Disposable Subjects connects immigration history with the history of children and childhood to trace the making of what I call the guardianship principle: to enter the United States, children required support from their parents or legal guardians socio-economically capable of giving them post-entry protection and care. Amid growing concerns about child labor, the Immigration Act of 1907 prohibited entry to unaccompanied alien minors under sixteen years of age, and US immigration authorities instituted a more thorough inspection of child migrants’ identities, chronological ages, and family backgrounds.
As such, the guardianship principle coalesced more into an ever-growing scheme of immigration restriction, where having a credible guardian in the United States was a necessary but insufficient condition for children’s entry. Disposable Subjects uncovers the multiple threads of changes that reinforced the guardianship principle’s restrictive effect, including the medicalization of border control, the federalization of the naturalization process, and the implementation of passports, visas, and quotas. Through these developments, it evolved into a convoluted set of legal and administrative arrangements that continue to inform the ways in which the federal government handles issues of child migration.

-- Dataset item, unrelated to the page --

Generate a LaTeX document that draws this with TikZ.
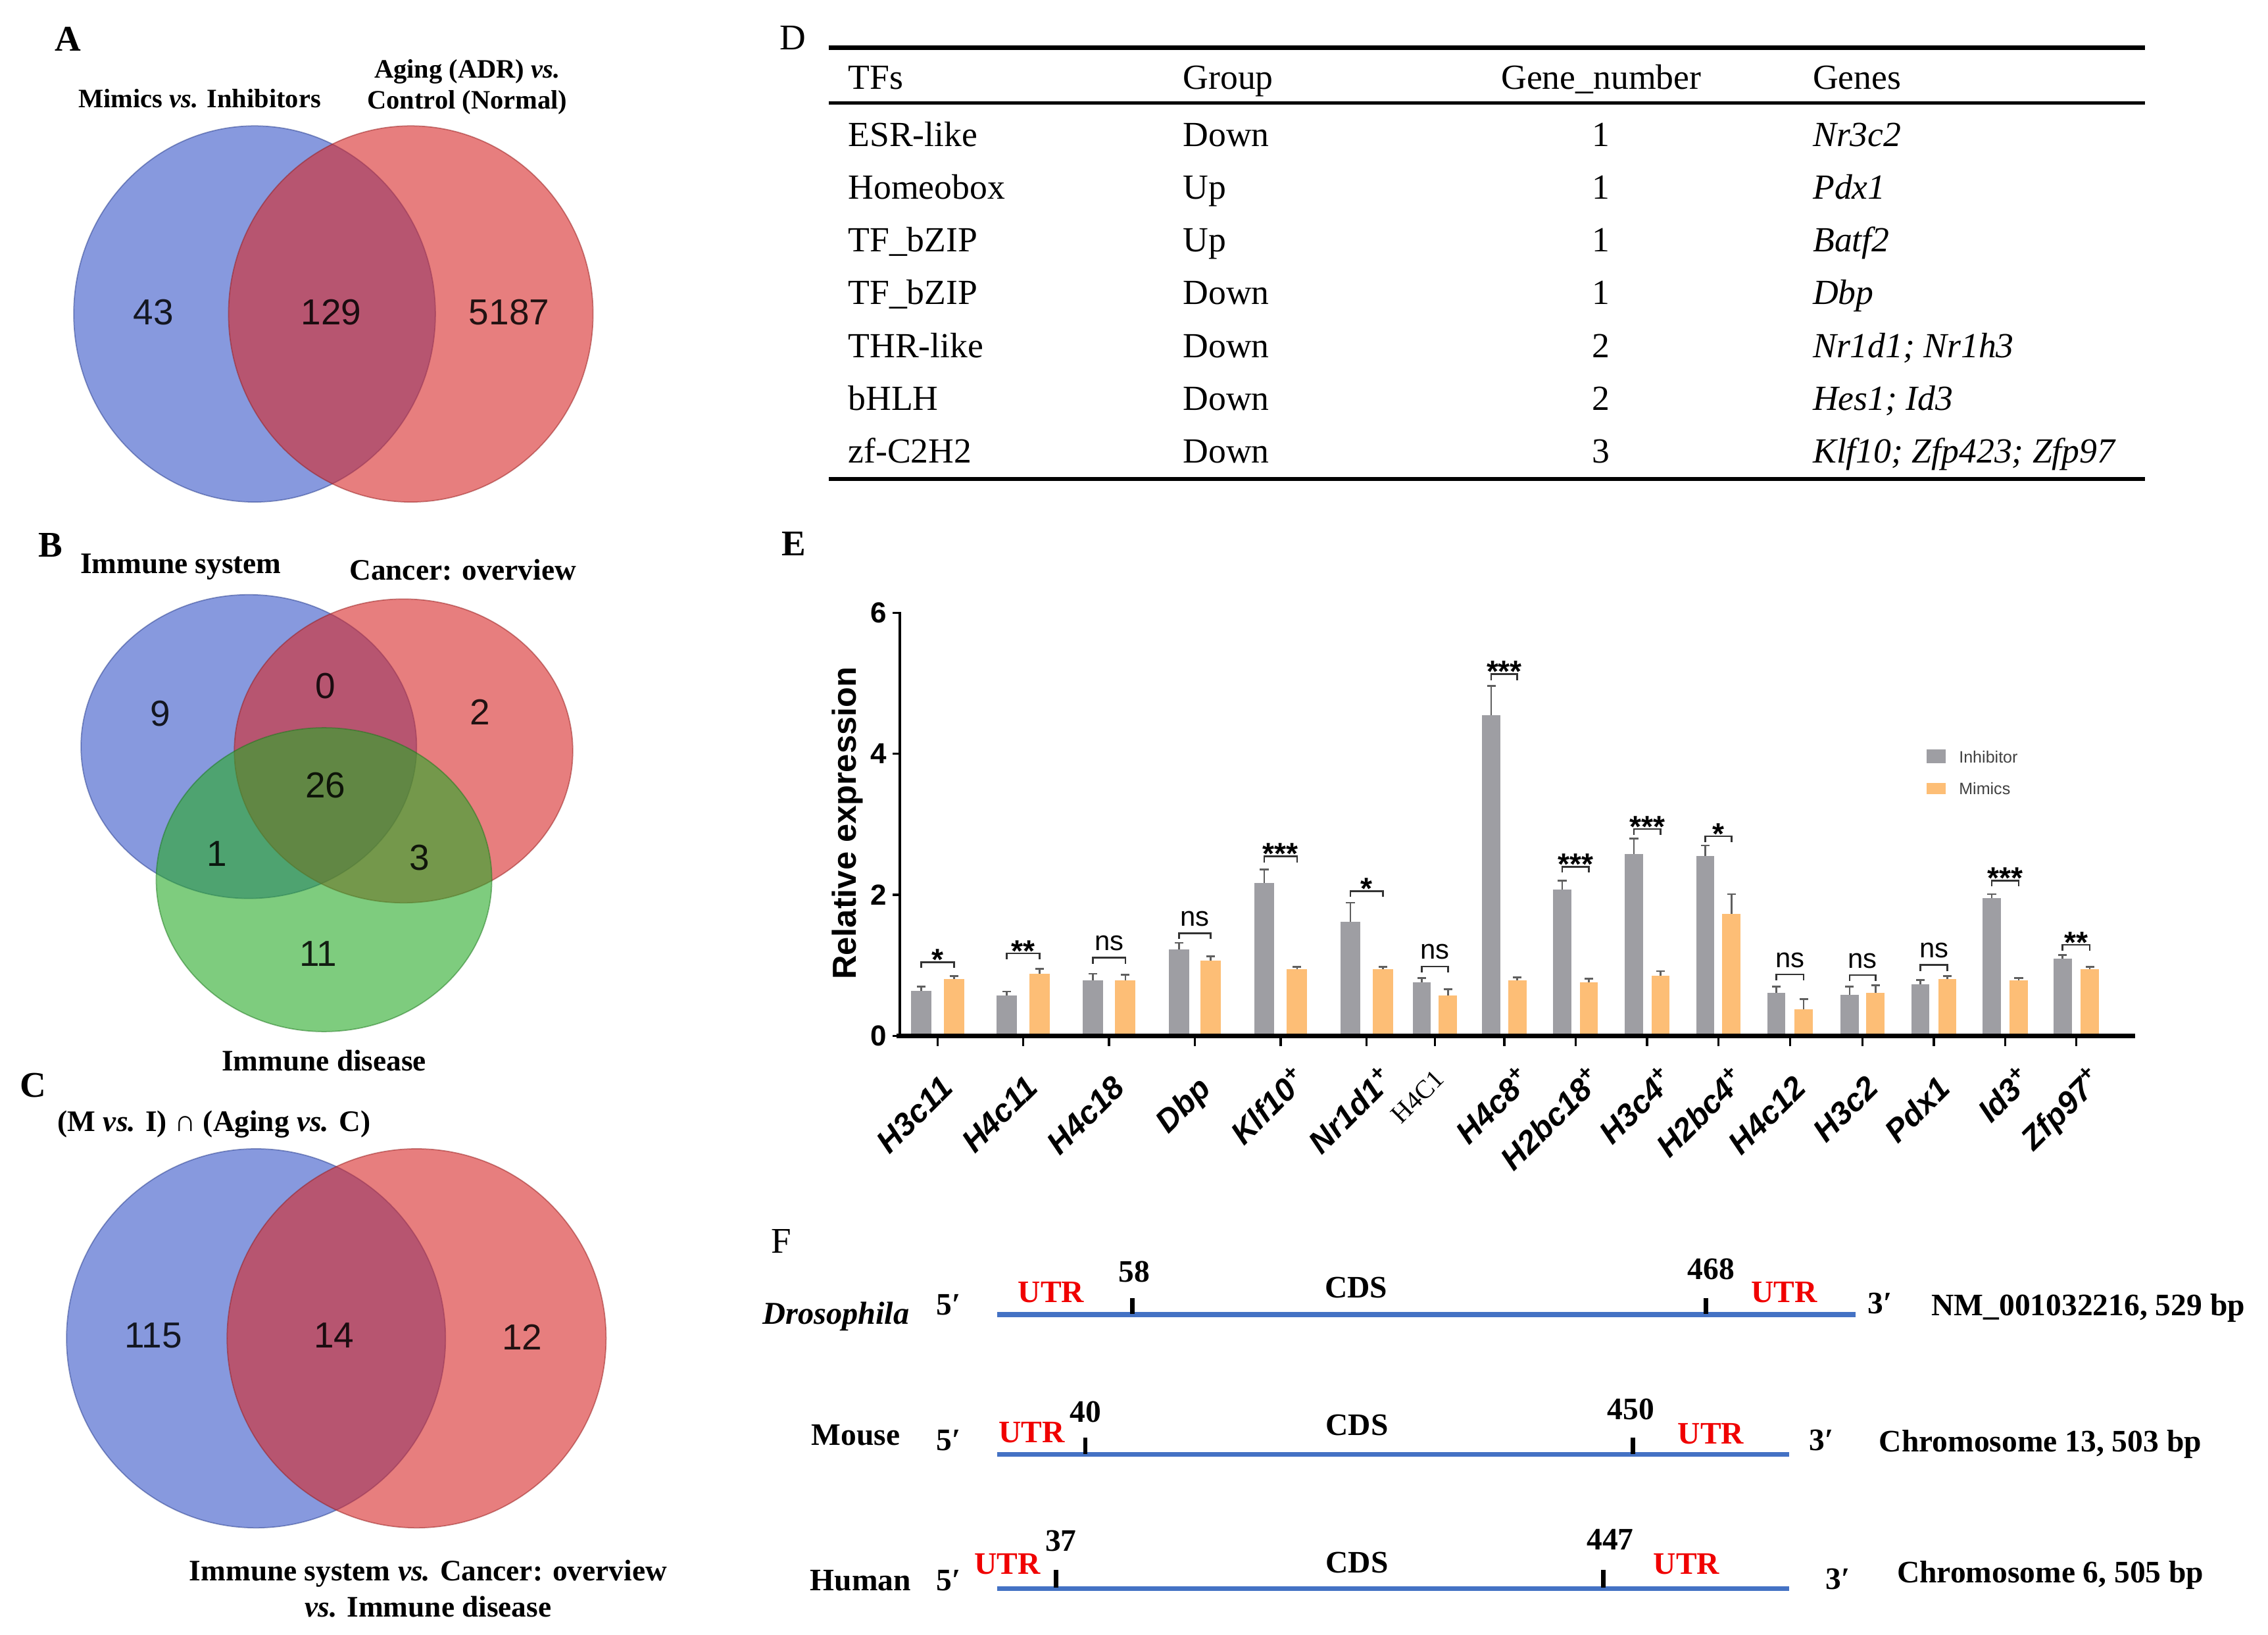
\documentclass[tikz,border=0pt]{standalone}
\usepackage{fontspec}
\setmainfont{Liberation Serif}
\setsansfont{Liberation Sans}
\definecolor{vblue}{RGB}{55,85,200}
\definecolor{vred}{RGB}{215,40,40}
\definecolor{vgreen}{RGB}{40,170,40}
\definecolor{bargray}{RGB}{158,158,163}
\definecolor{barorange}{RGB}{253,190,118}
\definecolor{errgray}{RGB}{95,95,95}
\definecolor{seqblue}{RGB}{68,114,196}
\definecolor{utrred}{RGB}{240,0,0}
\newcommand{\fsz}[1]{\fontsize{#1}{#1}\selectfont}

\begin{document}
\begin{tikzpicture}[x=0.5pt, y=-0.5pt,
  panel/.style={font=\fsz{12.5}\bfseries, inner sep=0pt},
  vlab/.style={font=\fontsize{10.3}{12.5}\selectfont\bfseries, align=center, inner sep=0pt},
  vnum/.style={font=\sffamily\fsz{12.5}, text=black, text opacity=.85, inner sep=0pt},
  bset/.style={fill=vblue, fill opacity=.6, draw=vblue!70!black, draw opacity=.5, line width=.4pt},
  rset/.style={fill=vred, fill opacity=.6, draw=vred!70!black, draw opacity=.5, line width=.4pt},
  gset/.style={fill=vgreen, fill opacity=.6, draw=vgreen!70!black, draw opacity=.5, line width=.4pt},
  tabtxt/.style={font=\fsz{12.2}, anchor=base west, inner sep=0pt},
  ytick/.style={font=\sffamily\bfseries\fsz{10}, inner sep=0pt},
  xlab/.style={font=\sffamily\bfseries\itshape\fsz{11}, rotate=45, anchor=north east, inner sep=0pt},
  stars/.style={font=\sffamily\bfseries\fsz{10.5}, anchor=base, yshift=-2.75pt, inner sep=0pt},
  nsig/.style={font=\sffamily\fsz{9.5}, anchor=base, yshift=2.5pt, inner sep=0pt},
  errbar/.style={errgray, line width=.6pt},
  brk/.style={black!80, line width=.6pt},
  legtxt/.style={font=\sffamily\fsz{5.7}, text=black!75, anchor=west, inner sep=0pt},
  ftxt/.style={font=\fsz{10.8}\bfseries, inner sep=0pt},
  utr/.style={ftxt, text=utrred},
  seqline/.style={seqblue, line width=1.7pt},
  tickm/.style={black, line width=1.5pt}]

\useasboundingbox (0,0) rectangle (1568,1130);

% ---------- A ----------
\node[panel] (labA) at (47,27) {A};
\node[vlab, font=\fsz{9.2}\bfseries] (titA1) at (138,68) {Mimics \textit{vs.} Inhibitors};
\node[vlab, font=\fontsize{9.2}{10.75}\selectfont\bfseries] (titA2) at (323,60) {Aging (ADR) \textit{vs.}\\Control (Normal)};
\draw[bset] (176,217) ellipse [x radius=125, y radius=130];
\draw[rset] (284,217) ellipse [x radius=126, y radius=130];
\node[vnum] (nA1) at (106,216) {43};
\node[vnum] (nA2) at (229,216) {129};
\node[vnum] (nA3) at (352,216) {5187};

% ---------- B ----------
\node[panel] (labB) at (35,377) {B};
\node[vlab] (titB1) at (125,392) {Immune system};
\node[vlab] (titB2) at (320,394) {Cancer: overview};
\draw[bset] (172,516) ellipse [x radius=116, y radius=105];
\draw[rset] (279,519) ellipse [x radius=117, y radius=105];
\draw[gset] (224,608) ellipse [x radius=116, y radius=105];
\node[vnum] (nB1) at (111,493) {9};
\node[vnum] (nB2) at (225,474) {0};
\node[vnum] (nB3) at (332,492) {2};
\node[vnum] (nB4) at (225,543) {26};
\node[vnum] (nB5) at (150,590) {1};
\node[vnum] (nB6) at (290,593) {3};
\node[vnum] (nB7) at (220,659) {11};
\node[vlab] (titB3) at (224,733) {Immune disease};

% ---------- C ----------
\node[panel] (labC) at (23,750) {C};
\node[vlab] (titC1) at (148,777) {(M \textit{vs.} I) ∩ (Aging \textit{vs.} C)};
\draw[bset] (177,925) ellipse [x radius=131, y radius=131];
\draw[rset] (288,925) ellipse [x radius=131, y radius=131];
\node[vnum] (nC1) at (106,923) {115};
\node[vnum] (nC2) at (231,923) {14};
\node[vnum] (nC3) at (361,924) {12};
\node[vlab] (titC2) at (296,1098) {Immune system \textit{vs.} Cancer: overview\\\textit{vs.} Immune disease};

% ---------- D ----------
\node[panel, font=\fsz{12.5}] (labD) at (548,26) {D};
\draw[line width=1.4pt] (573,33) -- (1483,33);
\draw[line width=1.1pt] (573,71) -- (1483,71);
\draw[line width=1.2pt] (573,331) -- (1483,331);
\node[tabtxt] (hTF) at (586,61.5) {TFs};
\node[tabtxt] (hGr) at (817.5,61.5) {Group};
\node[tabtxt, anchor=base] (hNu) at (1107,61.5) {Gene\_number};
\node[tabtxt] (hGe) at (1253,61.5) {Genes};
\foreach \tf/\grp/\num/\gen [count=\i] in {ESR-like/Down/1/Nr3c2, Homeobox/Up/1/Pdx1, TF\_bZIP/Up/1/Batf2, TF\_bZIP/Down/1/Dbp, THR-like/Down/2/{Nr1d1; Nr1h3}, bHLH/Down/2/{Hes1; Id3}, zf-C2H2/Down/3/{Klf10; Zfp423; Zfp97}}
{
  \pgfmathsetmacro{\ry}{101+36.5*(\i-1)}
  \node[tabtxt] (tf\i) at (586,\ry) {\tf};
  \node[tabtxt] (gr\i) at (817.5,\ry) {\grp};
  \node[tabtxt, anchor=base] (nu\i) at (1107,\ry) {\num};
  \node[tabtxt, font=\fsz{12.2}\itshape] (ge\i) at (1253,\ry) {\gen};
}

% ---------- E ----------
\node[panel] (labE) at (549,376) {E};
\foreach \xg/\xo/\hg/\eg/\ho/\eo/\w/\by/\st/\sig [count=\i] in {
  637/659.5/0.635/0.70/0.81/0.85/14/665/stars/*,
  696/718.6/0.57/0.63/0.88/0.95/14/659/stars/**,
  755.6/778/0.79/0.88/0.79/0.87/14/662/nsig/ns,
  815/837/1.23/1.32/1.07/1.13/14/645/nsig/ns,
  874/896.7/2.17/2.36/0.95/0.98/14/592/stars/***,
  933.6/956/1.62/1.89/0.95/0.98/14/616/stars/*,
  983/1001/0.76/0.82/0.57/0.66/12.5/668/nsig/ns,
  1031/1049/4.55/4.96/0.79/0.83/12.5/466/stars/***,
  1080/1098.5/2.08/2.20/0.76/0.81/12.5/599/stars/***,
  1129.6/1148/2.58/2.80/0.85/0.92/12.5/573/stars/***,
  1179/1197/2.55/2.70/1.73/2.01/12.5/578/stars/*,
  1228/1247/0.61/0.70/0.38/0.52/12.5/673.5/nsig/ns,
  1278.7/1296.6/0.58/0.70/0.61/0.72/12.5/674/nsig/ns,
  1327.7/1346.3/0.73/0.79/0.81/0.85/12.5/667/nsig/ns,
  1377/1395.6/1.95/2.01/0.79/0.82/12.5/608.6/stars/***,
  1426/1444.8/1.10/1.15/0.95/0.98/12.5/653/stars/**}
{
  \fill[bargray] ({\xg-\w/2},716) rectangle ({\xg+\w/2},{716-48.75*\hg});
  \fill[barorange] ({\xo-\w/2},716) rectangle ({\xo+\w/2},{716-48.75*\ho});
  \draw[errbar] (\xg,{716-48.75*\hg}) -- (\xg,{716-48.75*\eg})
    ({\xg-3},{716-48.75*\eg}) -- ({\xg+3},{716-48.75*\eg});
  \draw[errbar] (\xo,{716-48.75*\ho}) -- (\xo,{716-48.75*\eo})
    ({\xo-3},{716-48.75*\eo}) -- ({\xo+3},{716-48.75*\eo});
  \draw[brk] (\xg,{\by+4}) -- (\xg,\by) -- (\xo,\by) -- (\xo,{\by+4});
  \node[\st] (sig\i) at ({(\xg+\xo)/2},\by) {\sig};
  \draw[line width=.8pt] ({(\xg+\xo)/2},716) -- ({(\xg+\xo)/2},723);
}
% axes
\draw[line width=1pt] (622,717) -- (622,423);
\draw[line width=1.8pt] (620,716) -- (1476,716);
\foreach \v in {0,2,4,6} {
  \draw[line width=.8pt] (622,{716-48.75*\v}) -- (617,{716-48.75*\v});
  \node[ytick] (yt\v) at (607.5,{716-48.75*\v}) {\v};
}
\node[rotate=90, font=\sffamily\bfseries\fsz{11.5}, inner sep=0pt] (ylab) at (586,569) {Relative expression};
\foreach \gc/\lab [count=\i] in {648/H3c11, 707/H4c11, 767/H4c18, 826/Dbp,
  885/Klf10\rlap{\textsuperscript{+}}, 945/Nr1d1\rlap{\textsuperscript{+}},
  1040/H4c8\rlap{\textsuperscript{+}}, 1089/H2bc18\rlap{\textsuperscript{+}},
  1139/H3c4\rlap{\textsuperscript{+}}, 1188/H2bc4\rlap{\textsuperscript{+}},
  1238/H4c12, 1288/H3c2, 1337/Pdx1, 1386/Id3\rlap{\textsuperscript{+}},
  1435/Zfp97\rlap{\textsuperscript{+}}}
  \node[xlab] (xl\i) at ({\gc+1},742) {\lab};
\node[rotate=45, anchor=north east, font=\fsz{9}, inner sep=0pt] (xlH) at (991,738) {H4C1};
% legend
\fill[bargray] (1332,518) rectangle (1345,527.5);
\fill[barorange] (1332,541) rectangle (1345,549);
\node[legtxt] (legI) at (1354,523) {Inhibitor};
\node[legtxt] (legM) at (1354,545) {Mimics};

% ---------- F ----------
\node[panel, font=\fsz{12.5}] (labF) at (540,858) {F};
% Drosophila
\node[ftxt, font=\fsz{11}\bfseries\itshape] (spD) at (578,910) {Drosophila};
\node[ftxt] (fiveD) at (656,902) {5′};
\coordinate (sD) at (689.6,908.5);
\coordinate (eD) at (1282.8,908.5);
\draw[seqline] (sD) -- (eD);
\draw[tickm] (782.8,908) -- (782.8,897);
\draw[tickm] (1179.5,908) -- (1179.5,897);
\node[ftxt] (aD) at (784,879) {58};
\node[ftxt] (bD) at (1183,877) {468};
\node[utr] (uD1) at (726.7,893) {UTR};
\node[utr] (uD2) at (1233.5,893) {UTR};
\node[ftxt] (cD) at (937.6,890) {CDS};
\node[ftxt] (threeD) at (1299.7,901) {3′};
\node[ftxt] (iD) at (1443.7,904) {NM\_001032216, 529 bp};
% Mouse
\node[ftxt] (spM) at (591.6,992) {Mouse};
\node[ftxt] (fiveM) at (656,995.5) {5′};
\coordinate (sM) at (689.6,1005.3);
\coordinate (eM) at (1236.9,1005.3);
\draw[seqline] (sM) -- (eM);
\draw[tickm] (750.4,1005) -- (750.4,993.7);
\draw[tickm] (1128.8,1005) -- (1128.8,993.7);
\node[ftxt] (aM) at (750.4,975.8) {40};
\node[ftxt] (bM) at (1127.4,974) {450};
\node[utr] (uM1) at (713.2,990) {UTR};
\node[utr] (uM2) at (1182.8,991) {UTR};
\node[ftxt] (cM) at (938.2,985) {CDS};
\node[ftxt] (threeM) at (1259.2,995.5) {3′};
\node[ftxt] (iM) at (1410.6,998.4) {Chromosome 13, 503 bp};
% Human
\node[ftxt] (spH) at (595,1092.4) {Human};
\node[ftxt] (fiveH) at (656,1092.4) {5′};
\coordinate (sH) at (689.6,1098);
\coordinate (eH) at (1236.9,1098);
\draw[seqline] (sH) -- (eH);
\draw[tickm] (730.1,1097.5) -- (730.1,1085);
\draw[tickm] (1108.5,1097.5) -- (1108.5,1085);
\node[ftxt] (aH) at (733.5,1065) {37};
\node[ftxt] (bH) at (1113.2,1064) {447};
\node[utr] (uH1) at (696.3,1081) {UTR};
\node[utr] (uH2) at (1166,1081) {UTR};
\node[ftxt] (cH) at (938.2,1080) {CDS};
\node[ftxt] (threeH) at (1270.7,1091.4) {3′};
\node[ftxt] (iH) at (1417.6,1088.6) {Chromosome 6, 505 bp};
\end{tikzpicture}
\end{document}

Disposable Subjects offers a fresh perspective on the history of child migration to the United States and the centrality of childhood therein. In doing so, it challenges entrenched assumptions about childhood as a carefree or educative stage of life and exposes the contradictions between its imagined universality and historical diversity. Childhood as a period of legal dependency differentiated children’s experiences at the US border from their adult counterparts’, whether it resulted in their entry or deportation.